◆ Given instruction
Write out the records below from the first line through the line containing "const X_DOMAIN: [number, number]", leaving out any pictures.

◆ Supplied entries
********
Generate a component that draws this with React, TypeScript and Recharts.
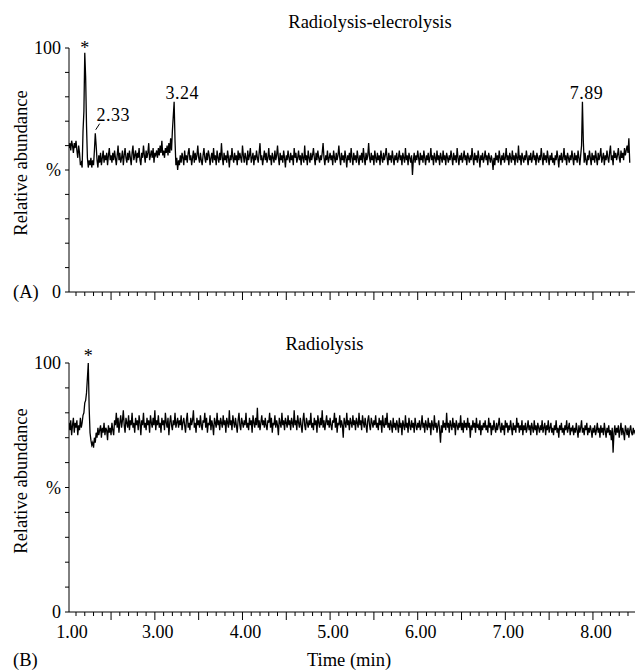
import { LineChart, Line, XAxis, YAxis, ReferenceDot, ReferenceLine } from 'recharts';

// sampling of both traces (min)
const T0 = 2.02;
const STEP = 0.01;
const X_DOMAIN: [number, number] = [2.02, 8.48];

// Radiolysis-elecrolysis trace, % relative abundance (2.02 .. 8.42 min)
const traceA = [
  59, 61, 58, 62, 60, 57, 61, 59, 62, 58, 55, 60, 57, 52, 53, 51, 66, 74, 98, 88, 68, 55, 51, 54, 52,
  55, 51, 54, 52, 58, 65, 60, 54, 51, 56, 53, 57, 52, 55, 58, 53, 56, 54, 57, 52, 56, 59, 54, 56, 53,
  57, 54, 58, 55, 52, 56, 60, 54, 57, 53, 55, 58, 52, 56, 59, 55, 53, 57, 54, 58, 55, 52, 57, 60, 54,
  56, 58, 53, 57, 55, 59, 54, 52, 57, 55, 60, 56, 53, 58, 55, 57, 61, 54, 56, 58, 55, 59, 53, 57, 56,
  58, 55, 59, 56, 60, 57, 62, 56, 58, 55, 59, 57, 60, 56, 61, 57, 63, 58, 66, 72, 78, 62, 52, 55, 50,
  54, 52, 56, 53, 57, 55, 52, 58, 54, 56, 53, 57, 59, 54, 56, 52, 55, 58, 53, 57, 54, 56, 60, 55, 53,
  57, 54, 52, 56, 59, 55, 53, 57, 54, 58, 56, 52, 55, 57, 53, 59, 54, 56, 52, 58, 55, 53, 57, 54, 61,
  55, 52, 57, 54, 56, 53, 58, 55, 51, 56, 54, 59, 55, 53, 57, 54, 56, 52, 58, 54, 57, 55, 53, 60, 56,
  53, 57, 55, 52, 58, 54, 56, 59, 53, 55, 57, 52, 56, 54, 58, 55, 53, 57, 61, 54, 56, 52, 55, 58, 54,
  57, 53, 55, 59, 54, 56, 52, 57, 55, 53, 58, 54, 56, 60, 55, 52, 57, 54, 56, 53, 58, 55, 51, 56, 54,
  58, 55, 53, 57, 54, 56, 52, 59, 55, 57, 53, 55, 58, 54, 56, 52, 57, 55, 53, 60, 54, 56, 52, 58, 55,
  53, 57, 54, 56, 59, 55, 52, 57, 54, 58, 55, 53, 56, 54, 57, 61, 55, 52, 56, 54, 58, 53, 55, 57, 54,
  56, 52, 58, 55, 53, 57, 54, 56, 60, 55, 52, 57, 54, 56, 53, 58, 55, 51, 56, 54, 57, 53, 59, 55, 52,
  57, 54, 56, 53, 58, 55, 52, 56, 54, 57, 53, 59, 55, 52, 57, 54, 56, 61, 55, 53, 57, 54, 56, 52, 58,
  55, 53, 57, 54, 56, 52, 58, 55, 53, 57, 54, 56, 59, 55, 52, 57, 54, 56, 53, 58, 55, 52, 56, 54, 57,
  53, 55, 58, 54, 56, 52, 57, 55, 53, 59, 54, 56, 52, 57, 55, 53, 56, 48, 54, 57, 53, 56, 54, 58, 55,
  52, 57, 54, 56, 53, 58, 55, 52, 56, 54, 57, 53, 55, 59, 54, 56, 52, 57, 55, 53, 58, 54, 56, 52, 57,
  55, 53, 58, 54, 56, 52, 57, 55, 53, 56, 54, 58, 55, 52, 57, 54, 56, 53, 59, 55, 52, 56, 54, 57, 53,
  55, 58, 54, 56, 52, 57, 55, 53, 56, 54, 59, 55, 52, 57, 54, 56, 53, 58, 55, 51, 56, 54, 57, 53, 55,
  58, 54, 56, 52, 57, 55, 53, 56, 54, 50, 55, 52, 57, 54, 56, 53, 58, 55, 52, 56, 54, 57, 53, 55, 59,
  54, 56, 52, 57, 55, 53, 58, 54, 56, 52, 57, 55, 53, 60, 54, 56, 52, 57, 55, 53, 56, 54, 58, 55, 52,
  56, 54, 57, 53, 55, 58, 54, 56, 52, 57, 55, 53, 56, 54, 59, 55, 52, 57, 54, 56, 53, 58, 55, 52, 56,
  54, 57, 53, 55, 52, 56, 54, 58, 55, 51, 56, 54, 57, 53, 55, 59, 54, 56, 52, 57, 55, 53, 56, 54, 58,
  55, 52, 57, 54, 56, 53, 58, 55, 52, 56, 60, 78, 62, 53, 57, 54, 52, 56, 54, 58, 55, 52, 57, 54, 56,
  53, 58, 55, 52, 57, 54, 56, 59, 53, 55, 57, 52, 56, 54, 58, 55, 53, 57, 60, 54, 56, 52, 58, 55, 57,
  54, 56, 59, 55, 53, 58, 55, 57, 54, 59, 56, 58, 60, 57, 63, 53,
];

// Radiolysis trace (2.02 .. 8.48 min)
const traceB = [
  76, 73, 77, 71, 75, 78, 72, 76, 74, 77, 71, 75, 73, 78, 74, 76, 79, 80, 84, 85, 88, 94, 100, 82, 72,
  69, 67, 68, 66, 70, 68, 72, 70, 74, 71, 73, 75, 70, 74, 72, 76, 71, 74, 73, 69, 75, 72, 74, 71, 76,
  73, 71, 77, 75, 80, 74, 78, 72, 76, 79, 74, 77, 81, 75, 72, 78, 76, 74, 79, 73, 77, 75, 80, 74, 76,
  72, 78, 75, 77, 73, 79, 76, 71, 77, 75, 80, 74, 76, 73, 78, 75, 77, 72, 79, 76, 74, 78, 75, 81, 73,
  77, 75, 79, 74, 76, 72, 78, 75, 77, 73, 80, 76, 74, 78, 71, 76, 79, 75, 73, 77, 75, 80, 74, 76, 78,
  74, 77, 75, 79, 73, 76, 78, 75, 72, 77, 80, 74, 76, 73, 78, 75, 77, 81, 74, 76, 72, 78, 75, 77, 74,
  79, 75, 73, 77, 76, 80, 74, 78, 72, 76, 75, 79, 73, 77, 75, 71, 78, 76, 74, 80, 75, 77, 73, 78, 76,
  74, 79, 75, 77, 72, 78, 76, 74, 81, 75, 77, 73, 79, 76, 74, 78, 75, 72, 77, 80, 75, 73, 78, 76, 74,
  77, 75, 80, 74, 76, 73, 78, 75, 77, 72, 79, 76, 74, 78, 75, 82, 74, 77, 73, 76, 79, 75, 77, 74, 78,
  75, 73, 77, 76, 80, 74, 78, 72, 76, 75, 79, 74, 77, 75, 71, 78, 76, 74, 80, 75, 77, 73, 78, 76, 74,
  79, 75, 77, 73, 78, 76, 74, 81, 75, 77, 73, 79, 76, 74, 78, 75, 72, 77, 80, 75, 73, 78, 76, 74, 77,
  75, 80, 74, 76, 73, 78, 75, 77, 72, 79, 76, 74, 78, 75, 81, 74, 77, 73, 76, 79, 75, 77, 74, 78, 75,
  73, 77, 76, 80, 74, 78, 72, 76, 75, 79, 74, 77, 75, 70, 78, 76, 74, 80, 75, 77, 73, 78, 76, 74, 79,
  75, 77, 73, 78, 76, 74, 80, 75, 77, 73, 79, 76, 74, 78, 75, 72, 77, 79, 75, 73, 78, 76, 74, 77, 75,
  79, 74, 76, 73, 78, 75, 77, 72, 79, 75, 74, 78, 75, 80, 74, 76, 73, 77, 75, 72, 78, 74, 76, 73, 77,
  75, 72, 78, 74, 76, 71, 77, 75, 73, 79, 74, 76, 72, 78, 75, 73, 77, 74, 76, 72, 78, 75, 73, 76, 74,
  77, 73, 75, 79, 74, 76, 72, 77, 75, 73, 78, 74, 76, 71, 77, 75, 73, 79, 74, 76, 72, 75, 77, 73, 68,
  75, 72, 77, 74, 76, 73, 80, 74, 76, 72, 77, 75, 73, 78, 74, 76, 71, 77, 75, 73, 76, 74, 79, 73, 76,
  72, 77, 74, 76, 73, 78, 74, 76, 70, 75, 73, 77, 74, 76, 72, 78, 74, 75, 73, 77, 71, 75, 73, 76, 74,
  77, 73, 75, 72, 78, 74, 76, 71, 75, 73, 77, 74, 72, 76, 73, 75, 78, 74, 72, 76, 73, 75, 71, 77, 74,
  76, 72, 75, 73, 77, 74, 71, 76, 73, 75, 72, 78, 74, 76, 72, 75, 73, 77, 71, 75, 73, 76, 72, 74, 77,
  73, 75, 71, 76, 74, 72, 77, 73, 75, 71, 76, 74, 72, 75, 73, 77, 72, 74, 76, 71, 75, 73, 77, 72, 74,
  76, 72, 74, 71, 75, 73, 77, 72, 74, 70, 75, 73, 76, 72, 74, 71, 75, 73, 77, 72, 74, 76, 71, 74, 73,
  75, 71, 74, 72, 76, 73, 70, 75, 72, 74, 77, 72, 74, 71, 75, 73, 76, 71, 74, 72, 75, 73, 70, 74, 72,
  75, 71, 73, 76, 72, 74, 70, 75, 72, 74, 71, 76, 73, 70, 74, 72, 75, 71, 73, 69, 74, 64, 72, 75, 71,
  74, 72, 75, 70, 73, 76, 71, 74, 72, 69, 75, 73, 71, 74, 70, 73, 75, 72, 71, 74, 72, 73,
];

// peak annotations: [time, abundance, text, dx, dy]
const peaksA: [number, number, string, number, number][] = [
  [2.2, 98, '*', 0, 1],
  [2.32, 65, '2.33', 18, -12],
  [3.22, 78, '3.24', 8, -3],
  [7.88, 78, '7.89', 4, -3],
];
const peaksB: [number, number, string, number, number][] = [
  [2.24, 100, '*', 0, -1.5],
];
const leaderA = [{ x: 2.325, y: 66.5 }, { x: 2.37, y: 69 }];

// axis ticks
const yTicks = [0, 10, 20, 30, 40, 50, 60, 70, 80, 90, 100];
const yTickLabels: Record<number, string> = { 0: '0', 50: '%', 100: '100' };
const xLabelAt = [2.02, 3, 4, 5, 6, 7, 8];
const xLabelText = ['1.00', '3.00', '4.00', '5.00', '6.00', '7.00', '8.00'];
const xMinor = Array.from({ length: 64 }, (_, k) => (21 + k) / 10);
const xTicks = [2.02, ...xMinor];

const FONT = 'Liberation Serif, Times New Roman, serif';

const dataA = traceA.map((v, i) => ({ t: +(T0 + i * STEP).toFixed(2), v }));
const dataB = traceB.map((v, i) => ({ t: +(T0 + i * STEP).toFixed(2), v }));

function XTick(props: any) {
  const { x, y, payload, showLabels } = props;
  const v: number = payload.value;
  const li = xLabelAt.findIndex(p => Math.abs(p - v) < 1e-6);
  const isStart = Math.abs(v - X_DOMAIN[0]) < 1e-6;
  const major = Math.abs(v * 2 - Math.round(v * 2)) < 1e-6;
  return (
    <g>
      {!isStart && (
        <line x1={x} x2={x} y1={y} y2={y + (major ? 8 : 4)} stroke="#000" strokeWidth={1} />
      )}
      {showLabels && li >= 0 && (
        <text x={x + 3} y={y + 26} textAnchor="middle" fontSize={18} fontFamily={FONT} fill="#000">
          {xLabelText[li]}
        </text>
      )}
    </g>
  );
}

function YTick(props: any) {
  const { x, y, payload } = props;
  const label = yTickLabels[payload.value];
  return (
    <g>
      <line x1={x - 4} x2={x} y1={y} y2={y} stroke="#000" strokeWidth={1} />
      {label && (
        <text x={x - 8} y={y + 6} textAnchor="end" fontSize={18} fontFamily={FONT} fill="#000">
          {label}
        </text>
      )}
    </g>
  );
}

function peakLabel(text: string, dx: number, dy: number) {
  return (p: any) => {
    const vb = p.viewBox || {};
    return (
      <text
        x={vb.x + dx}
        y={vb.y + dy}
        textAnchor="middle"
        fontSize={18}
        letterSpacing={text === '*' ? 0 : 0.5}
        fontFamily={FONT}
        fill="#000"
      >
        {text}
      </text>
    );
  };
}

interface PanelProps {
  data: { t: number; v: number }[];
  height: number;
  top: number;
  bottom: number;
  showLabels: boolean;
  peaks: [number, number, string, number, number][];
  children?: React.ReactNode;
}

function Panel({ data, height, top, bottom, showLabels, peaks, children }: PanelProps) {
  return (
    <LineChart width={636} height={height} data={data} margin={{ top, right: 1, bottom, left: 68 }}>
      <XAxis
        dataKey="t"
        type="number"
        domain={X_DOMAIN}
        ticks={xTicks}
        interval={0}
        height={1}
        tickSize={0}
        tickMargin={0}
        tickLine={false}
        axisLine={{ stroke: '#000', strokeWidth: 1 }}
        tick={<XTick showLabels={showLabels} />}
        allowDataOverflow
      />
      <YAxis
        type="number"
        domain={[0, 100]}
        ticks={yTicks}
        interval={0}
        width={1}
        tickSize={0}
        tickMargin={0}
        tickLine={false}
        axisLine={{ stroke: '#000', strokeWidth: 1 }}
        tick={<YTick />}
      />
      <Line
        type="linear"
        dataKey="v"
        stroke="#000"
        strokeWidth={1.3}
        dot={false}
        isAnimationActive={false}
      />
      {peaks.map(([t, v, text, dx, dy]) => (
        <ReferenceDot key={text} x={t} y={v} r={0} stroke="none" fill="none" label={peakLabel(text, dx, dy)} />
      ))}
      {children}
    </LineChart>
  );
}

export default function App() {
  const textProps = { fontFamily: FONT, fontSize: 18.5, fill: '#000' };
  return (
    <div style={{ position: 'absolute', left: 0, top: 0, width: 636, height: 672, background: '#fff', fontFamily: FONT }}>
      <div style={{ position: 'absolute', left: 0, top: 0 }}>
        <Panel data={dataA} height={310} top={48} bottom={17} showLabels={false} peaks={peaksA}>
          <ReferenceLine segment={leaderA} stroke="#000" strokeWidth={1} />
          <text x={370} y={28} textAnchor="middle" {...textProps}>Radiolysis-elecrolysis</text>
          <text x={27} y={163} transform="rotate(-90 27 163)" textAnchor="middle" {...textProps}>
            Relative abundance
          </text>
          <text x={13} y={298} {...textProps}>(A)</text>
        </Panel>
      </div>
      <div style={{ position: 'absolute', left: 0, top: 310 }}>
        <Panel data={dataB} height={362} top={53} bottom={59} showLabels peaks={peaksB}>
          <text x={324.5} y={40} textAnchor="middle" {...textProps}>Radiolysis</text>
          <text x={27} y={171} transform="rotate(-90 27 171)" textAnchor="middle" {...textProps}>
            Relative abundance
          </text>
          <text x={13} y={356} {...textProps}>(B)</text>
          <text x={349} y={356} textAnchor="middle" {...textProps}>Time (min)</text>
        </Panel>
      </div>
    </div>
  );
}
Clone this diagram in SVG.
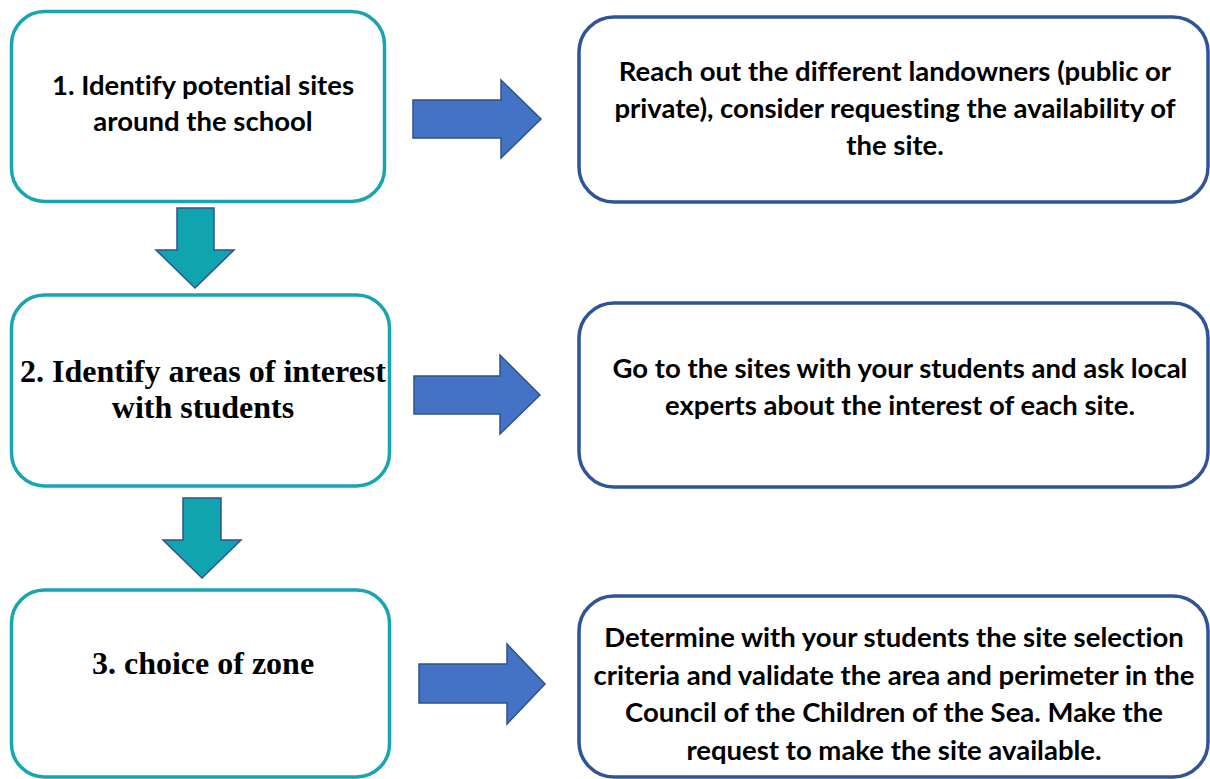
<svg xmlns="http://www.w3.org/2000/svg" width="1210" height="779" viewBox="0 0 1210 779">
<style>
.step{fill:#fff;stroke:#17A5B1;stroke-width:3.5}
.act{fill:#fff;stroke:#2F5597;stroke-width:3.5}
.cal{font-family:Lato,"Liberation Sans",sans-serif;font-weight:bold;font-size:27.5px;fill:#000;text-anchor:middle;font-variant-ligatures:none}
.tms{font-family:"Liberation Serif","Times New Roman",serif;font-weight:bold;font-size:32px;fill:#000;text-anchor:middle}
.rarr{fill:#4472C4;stroke:#2F528F;stroke-width:1.5}
.darr{fill:#10A5AE;stroke:#2F528F;stroke-width:1.5}
</style>
<rect width="1210" height="779" fill="#fff"/>
<g id="connectors">
<polygon class="rarr" points="413,100 501,100 501,80 541,119 501,158 501,138 413,138"/>
<polygon class="rarr" points="414,376 500,376 500,355 540,395 500,434 500,414 414,414"/>
<polygon class="rarr" points="419,664 507,664 507,644 545,684 507,724 507,703 419,703"/>
<polygon class="darr" points="177,208 214,208 214,250 234,250 195,288 156,250 177,250"/>
<polygon class="darr" points="183,498 221,498 221,540 241,540 202,578 163,540 183,540"/>
</g>
<g id="step1">
<rect class="step" x="11.5" y="11.5" width="373" height="190" rx="33"/>
<text class="cal" x="203" y="95">1. Identify potential sites</text>
<text class="cal" x="203" y="131">around the school</text>
</g>
<g id="step2">
<rect class="step" x="11.5" y="295" width="378" height="191" rx="33"/>
<text class="tms" x="203" y="382">2. Identify areas of interest</text>
<text class="tms" x="203" y="418">with students</text>
</g>
<g id="step3">
<rect class="step" x="11.5" y="590" width="378" height="187" rx="33"/>
<text class="tms" x="203" y="674">3. choice of zone</text>
</g>
<g id="action1">
<rect class="act" x="579" y="17" width="629" height="185" rx="35"/>
<text class="cal" x="895" y="81">Reach out the different landowners (public or</text>
<text class="cal" x="895" y="118">private), consider requesting the availability of</text>
<text class="cal" x="895" y="155">the site.</text>
</g>
<g id="action2">
<rect class="act" x="579" y="303" width="629" height="184" rx="35"/>
<text class="cal" x="900" y="378">Go to the sites with your students and ask local</text>
<text class="cal" x="900" y="415">experts about the interest of each site.</text>
</g>
<g id="action3">
<rect class="act" x="579" y="596" width="629" height="181" rx="35"/>
<text class="cal" x="894" y="647">Determine with your students the site selection</text>
<text class="cal" x="894" y="685">criteria and validate the area and perimeter in the</text>
<text class="cal" x="894" y="722">Council of the Children of the Sea. Make the</text>
<text class="cal" x="894" y="760">request to make the site available.</text>
</g>
</svg>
********
◆ Answer
Generate a component that draws this with React, TypeScript and Recharts.
import { LineChart, Line, XAxis, YAxis, ReferenceDot, ReferenceLine } from 'recharts';

// sampling of both traces (min)
const T0 = 2.02;
const STEP = 0.01;
const X_DOMAIN: [number, number] = [2.02, 8.48];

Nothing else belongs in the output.